TRANSFER OF TECHNOLOGY: On Friday, 31 March 1995, the Philippines, on behalf of the G-77 and China, introduced a draft decision on technology transfer that asked the Secretariat to compile an itemized report on technology transfer activities of Annex II Parties, directed the Secretariat to prepare an inventory of potentially transferable technologies, and requested that all measures be reviewed and evaluated at subsequent COPs.

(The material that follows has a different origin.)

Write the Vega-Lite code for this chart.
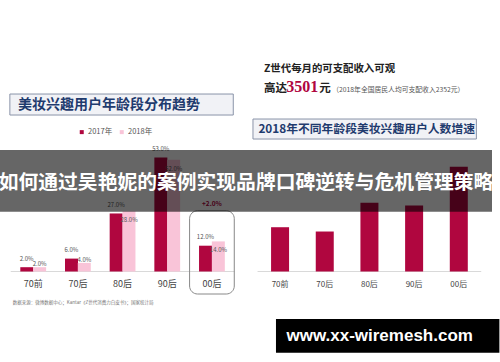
{
  "$schema": "https://vega.github.io/schema/vega-lite/v6.json",
  "width": 500,
  "height": 362,
  "autosize": {"type": "fit", "contains": "padding"},
  "padding": 0,
  "background": "white",
  "config": {"view": {"stroke": null}, "font": "Noto Sans CJK SC"},
  "datasets": {
    "dist": [
      {"chart": "年龄段分布", "age": "70前", "year": "2017年", "value": 0.02},
      {"chart": "年龄段分布", "age": "70后", "year": "2017年", "value": 0.06},
      {"chart": "年龄段分布", "age": "80后", "year": "2017年", "value": 0.27},
      {"chart": "年龄段分布", "age": "90后", "year": "2017年", "value": 0.53},
      {"chart": "年龄段分布", "age": "00后", "year": "2017年", "value": 0.12},
      {"chart": "年龄段分布", "age": "70前", "year": "2018年", "value": 0.02},
      {"chart": "年龄段分布", "age": "70后", "year": "2018年", "value": 0.04},
      {"chart": "年龄段分布", "age": "80后", "year": "2018年", "value": 0.28},
      {"chart": "年龄段分布", "age": "90后", "year": "2018年", "value": 0.52},
      {"chart": "年龄段分布", "age": "00后", "year": "2018年", "value": 0.14}
    ],
    "growth": [
      {"chart": "人数增速", "age": "70前", "value": 0.206},
      {"chart": "人数增速", "age": "70后", "value": 0.186},
      {"chart": "人数增速", "age": "80后", "value": 0.32},
      {"chart": "人数增速", "age": "90后", "value": 0.307},
      {"chart": "人数增速", "age": "00后", "value": 0.487}
    ]
  },
  "resolve": {"scale": {"x": "independent"}},
  "layer": [
    {
      "layer": [
        {
          "data": {"values": [{"chart": "年龄段分布"}, {"chart": "人数增速"}]},
          "mark": {"type": "rect", "stroke": "#d9d9d9", "strokeWidth": 1, "fill": null},
          "encoding": {
            "x": {"field": "chart", "type": "nominal", "scale": {"domain": ["年龄段分布", "人数增速"], "paddingInner": 0.095, "paddingOuter": 0.044}, "axis": null},
            "y": {"datum": 0, "type": "quantitative", "scale": {"domain": [-0.421, 1.263], "nice": false, "zero": false}, "axis": null},
            "y2": {"datum": 0}
          }
        },
        {
          "data": {"name": "growth"},
          "mark": {"type": "bar", "size": 18, "color": "#b0063f"},
          "encoding": {
            "x": {"field": "chart", "type": "nominal"},
            "xOffset": {"field": "age", "type": "nominal", "scale": {"domain": ["70前", "70后", "80后", "90后", "00后"], "paddingInner": 0, "paddingOuter": 0}},
            "y": {"field": "value", "type": "quantitative"},
            "y2": {"datum": 0}
          }
        },
        {
          "data": {"name": "dist"},
          "transform": [{"filter": "datum.year === '2017年'"}],
          "mark": {"type": "text", "dx": -6.5, "dy": -8.3, "fontSize": 6, "fill": "#555", "baseline": "middle"},
          "encoding": {
            "x": {"field": "chart", "type": "nominal"},
            "xOffset": {"field": "age", "type": "nominal"},
            "y": {"field": "value", "type": "quantitative"},
            "text": {"field": "value", "type": "quantitative", "format": ".1%"}
          }
        },
        {
          "data": {"name": "dist"},
          "transform": [{"filter": "datum.year === '2018年' && datum.value < 0.1"}],
          "mark": {"type": "text", "dx": 6.5, "dy": -3, "fontSize": 6, "fill": "#555", "baseline": "middle"},
          "encoding": {
            "x": {"field": "chart", "type": "nominal"},
            "xOffset": {"field": "age", "type": "nominal"},
            "y": {"field": "value", "type": "quantitative"},
            "text": {"field": "value", "type": "quantitative", "format": ".1%"}
          }
        },
        {
          "data": {"name": "dist"},
          "transform": [{"filter": "datum.year === '2017年'"}],
          "mark": {"type": "text", "fontSize": 9, "fill": "#444", "baseline": "middle"},
          "encoding": {
            "x": {"field": "chart", "type": "nominal"},
            "xOffset": {"field": "age", "type": "nominal"},
            "y": {"datum": -0.0595, "type": "quantitative"},
            "text": {"field": "age", "type": "nominal"}
          }
        },
        {
          "data": {"name": "growth"},
          "mark": {"type": "text", "fontSize": 8, "fill": "#444", "baseline": "middle"},
          "encoding": {
            "x": {"field": "chart", "type": "nominal"},
            "xOffset": {"field": "age", "type": "nominal"},
            "y": {"datum": -0.0628, "type": "quantitative"},
            "text": {"field": "age", "type": "nominal"}
          }
        },
        {
          "data": {"values": [{"chart": "年龄段分布", "age": "00后", "note": "+2.0%"}]},
          "mark": {"type": "rect", "fill": null, "stroke": "#888", "strokeWidth": 1, "cornerRadius": 8},
          "encoding": {
            "x": {"field": "chart", "type": "nominal"},
            "xOffset": {"field": "age", "type": "nominal"},
            "y": {"datum": 0.2828, "type": "quantitative"},
            "y2": {"datum": -0.1047}
          }
        },
        {
          "data": {"values": [{"chart": "年龄段分布", "age": "00后", "note": "+2.0%"}]},
          "mark": {"type": "text", "fontSize": 6.5, "fontWeight": "bold", "fill": "#b0063f", "baseline": "middle"},
          "encoding": {
            "x": {"field": "chart", "type": "nominal"},
            "xOffset": {"field": "age", "type": "nominal"},
            "y": {"datum": 0.314, "type": "quantitative"},
            "text": {"field": "note", "type": "nominal"}
          }
        },
        {
          "data": {"values": [{"chart": "年龄段分布", "label": "美妆兴趣用户年龄段分布趋势"}]},
          "mark": {"type": "rect", "fill": "#f1f2f6", "stroke": "#8a93a8", "strokeWidth": 1, "xOffset": -1, "x2Offset": -26},
          "encoding": {
            "x": {"field": "chart", "type": "nominal"},
            "y": {"datum": 0.8256, "type": "quantitative"},
            "y2": {"datum": 0.7279}
          }
        },
        {
          "data": {"values": [{"chart": "年龄段分布", "label": "美妆兴趣用户年龄段分布趋势"}]},
          "mark": {"type": "text", "fontSize": 14, "fontWeight": "bold", "fill": "#1f3b6e", "baseline": "middle", "dx": -13.5},
          "encoding": {
            "x": {"field": "chart", "type": "nominal"},
            "y": {"datum": 0.7767, "type": "quantitative"},
            "text": {"field": "label", "type": "nominal"}
          }
        },
        {
          "data": {"values": [{"chart": "人数增速", "label": "2018年不同年龄段美妆兴趣用户人数增速"}]},
          "mark": {"type": "rect", "fill": "#f1f2f6", "stroke": "#8a93a8", "strokeWidth": 1, "xOffset": -4.75, "x2Offset": -0.75},
          "encoding": {
            "x": {"field": "chart", "type": "nominal"},
            "y": {"datum": 0.7093, "type": "quantitative"},
            "y2": {"datum": 0.6163}
          }
        },
        {
          "data": {"values": [{"chart": "人数增速", "label": "2018年不同年龄段美妆兴趣用户人数增速"}]},
          "mark": {"type": "text", "fontSize": 11.8, "fontWeight": "bold", "fill": "#1f3b6e", "baseline": "middle", "dx": -2.75},
          "encoding": {
            "x": {"field": "chart", "type": "nominal"},
            "y": {"datum": 0.6628, "type": "quantitative"},
            "text": {"field": "label", "type": "nominal"}
          }
        },
        {
          "data": {"values": [{"chart": "人数增速", "label": "Z世代每月的可支配收入可观"}]},
          "mark": {"type": "text", "fontSize": 10.4, "fontWeight": "bold", "fill": "#222", "baseline": "middle", "align": "left", "dx": 6.25},
          "encoding": {
            "x": {"field": "chart", "type": "nominal", "bandPosition": 0},
            "y": {"datum": 0.9419, "type": "quantitative"},
            "text": {"field": "label", "type": "nominal"}
          }
        },
        {
          "data": {"values": [{"chart": "人数增速", "label": "高达"}]},
          "mark": {"type": "text", "fontSize": 11.5, "fontWeight": "bold", "fill": "#222", "baseline": "alphabetic", "align": "left", "dx": 6.25},
          "encoding": {
            "x": {"field": "chart", "type": "nominal", "bandPosition": 0},
            "y": {"datum": 0.8335, "type": "quantitative"},
            "text": {"field": "label", "type": "nominal"}
          }
        },
        {
          "data": {"values": [{"chart": "人数增速", "label": "3501"}]},
          "mark": {"type": "text", "fontSize": 16, "font": "Liberation Serif", "fontWeight": "bold", "fill": "#b0063f", "baseline": "alphabetic", "align": "left", "dx": 28.5},
          "encoding": {
            "x": {"field": "chart", "type": "nominal", "bandPosition": 0},
            "y": {"datum": 0.8335, "type": "quantitative"},
            "text": {"field": "label", "type": "nominal"}
          }
        },
        {
          "data": {"values": [{"chart": "人数增速", "label": "元"}]},
          "mark": {"type": "text", "fontSize": 11.5, "fontWeight": "bold", "fill": "#222", "baseline": "alphabetic", "align": "left", "dx": 61.5},
          "encoding": {
            "x": {"field": "chart", "type": "nominal", "bandPosition": 0},
            "y": {"datum": 0.8335, "type": "quantitative"},
            "text": {"field": "label", "type": "nominal"}
          }
        },
        {
          "data": {"values": [{"chart": "人数增速", "label": "（2018年全国居民人均可支配收入2352元）"}]},
          "mark": {"type": "text", "fontSize": 6.8, "fill": "#555", "baseline": "alphabetic", "align": "left", "dx": 74.5},
          "encoding": {
            "x": {"field": "chart", "type": "nominal", "bandPosition": 0},
            "y": {"datum": 0.8335, "type": "quantitative"},
            "text": {"field": "label", "type": "nominal"}
          }
        },
        {
          "data": {"values": [{"chart": "年龄段分布", "label": "数据来源：微博数据中心；Kantar《Z世代消费力白皮书》；国家统计局"}]},
          "mark": {"type": "text", "fontSize": 4.5, "fill": "#777", "baseline": "middle", "align": "left", "dx": 2},
          "encoding": {
            "x": {"field": "chart", "type": "nominal", "bandPosition": 0},
            "y": {"datum": -0.1479, "type": "quantitative"},
            "text": {"field": "label", "type": "nominal"}
          }
        }
      ]
    },
    {
      "data": {"name": "dist"},
      "transform": [{"filter": "datum.year === '2017年'"}],
      "mark": {"type": "bar", "size": 13},
      "encoding": {
        "x": {"field": "chart", "type": "nominal", "scale": {"domain": ["年龄段分布", "人数增速"], "paddingInner": 0.095, "paddingOuter": 0.044, "align": 0.2056}, "axis": null},
        "xOffset": {"field": "age", "type": "nominal"},
        "y": {"field": "value", "type": "quantitative"},
        "y2": {"datum": 0},
        "color": {"field": "year", "type": "nominal", "scale": {"domain": ["2017年", "2018年"], "range": ["#b0063f", "#f9c4d8"]},
          "legend": {"orient": "none", "legendX": 78, "legendY": 128, "padding": 0, "direction": "horizontal", "title": null, "symbolType": "square", "symbolSize": 16, "labelFontSize": 7.5, "labelColor": "#555", "columnPadding": 5, "symbolStrokeWidth": 0, "labelOffset": 2.5}}
      }
    },
    {
      "data": {"name": "dist"},
      "transform": [{"filter": "datum.year === '2018年'"}],
      "mark": {"type": "bar", "size": 13},
      "encoding": {
        "x": {"field": "chart", "type": "nominal", "scale": {"domain": ["年龄段分布", "人数增速"], "paddingInner": 0.095, "paddingOuter": 0.044, "align": 0.7944}, "axis": null},
        "xOffset": {"field": "age", "type": "nominal"},
        "y": {"field": "value", "type": "quantitative"},
        "y2": {"datum": 0},
        "color": {"field": "year", "type": "nominal"}
      }
    },
    {
      "layer": [
        {
          "data": {"name": "dist"},
          "transform": [{"filter": "datum.year === '2018年' && datum.value >= 0.1"}],
          "mark": {"type": "text", "dx": 6.5, "dy": 9, "fontSize": 6, "fill": "#555", "baseline": "middle"},
          "encoding": {
            "x": {"field": "chart", "type": "nominal", "scale": {"domain": ["年龄段分布", "人数增速"], "paddingInner": 0.095, "paddingOuter": 0.044}, "axis": null},
            "xOffset": {"field": "age", "type": "nominal"},
            "y": {"field": "value", "type": "quantitative"},
            "text": {"field": "value", "type": "quantitative", "format": ".1%"}
          }
        },
        {
          "data": {"values": [{"label": "如何通过吴艳妮的案例实现品牌口碑逆转与危机管理策略"}]},
          "mark": {"type": "rect", "fill": "#000", "fillOpacity": 0.6},
          "encoding": {
            "y": {"datum": 0.5651, "type": "quantitative"},
            "y2": {"datum": 0.2781}
          }
        },
        {
          "data": {"values": [{"label": "如何通过吴艳妮的案例实现品牌口碑逆转与危机管理策略"}]},
          "mark": {"type": "text", "fontSize": 19.8, "fontWeight": "bold", "fill": "white", "baseline": "middle"},
          "encoding": {
            "y": {"datum": 0.4102, "type": "quantitative"},
            "text": {"field": "label", "type": "nominal"}
          }
        },
        {
          "data": {"values": [{"chart": "人数增速", "label": "www.xx-wiremesh.com"}]},
          "mark": {"type": "rect", "fill": "#000", "xOffset": 18.25, "x2Offset": 2.25},
          "encoding": {
            "x": {"field": "chart", "type": "nominal"},
            "y": {"datum": -0.2209, "type": "quantitative"},
            "y2": {"datum": -0.3777}
          }
        },
        {
          "data": {"values": [{"chart": "人数增速", "label": "www.xx-wiremesh.com"}]},
          "mark": {"type": "text", "fontSize": 17, "font": "Liberation Sans", "fontWeight": "bold", "fill": "white", "baseline": "middle", "dx": 10.25},
          "encoding": {
            "x": {"field": "chart", "type": "nominal"},
            "y": {"datum": -0.3, "type": "quantitative"},
            "text": {"field": "label", "type": "nominal"}
          }
        }
      ]
    }
  ]
}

The Chair asked the G-77 and other delegations to consult among themselves and report back to the COW. On Tuesday, the G-77 and China's revised draft decision on technology transfer was distributed. The Republic of Korea, on behalf of the G-77 and China, noted that after consultations with other groups only three sets of brackets remained in the document. During the discussion that followed, the Chair tried to facilitate consensus on the remaining bracketed text. The US, supported by New Zealand, thought further substantive discussion was necessary. He asked if this decision had to set the agendas for all future COPs in paragraph 3(a) and who would provide the advice to improve the operational modalities for the effective transfer of technology in paragraph 3(b). Nevertheless, the Chair noted that the discussion must come to an end, closed the debate and suggested that the Committee adopt the text, as orally amended. Despite protestations by the US that its concerns had not been addressed, the Chair gavelled this matter to a close. The COW formally adopted the text of FCCC/CP/1995/L.10 on Thursday night, 6 April 1995.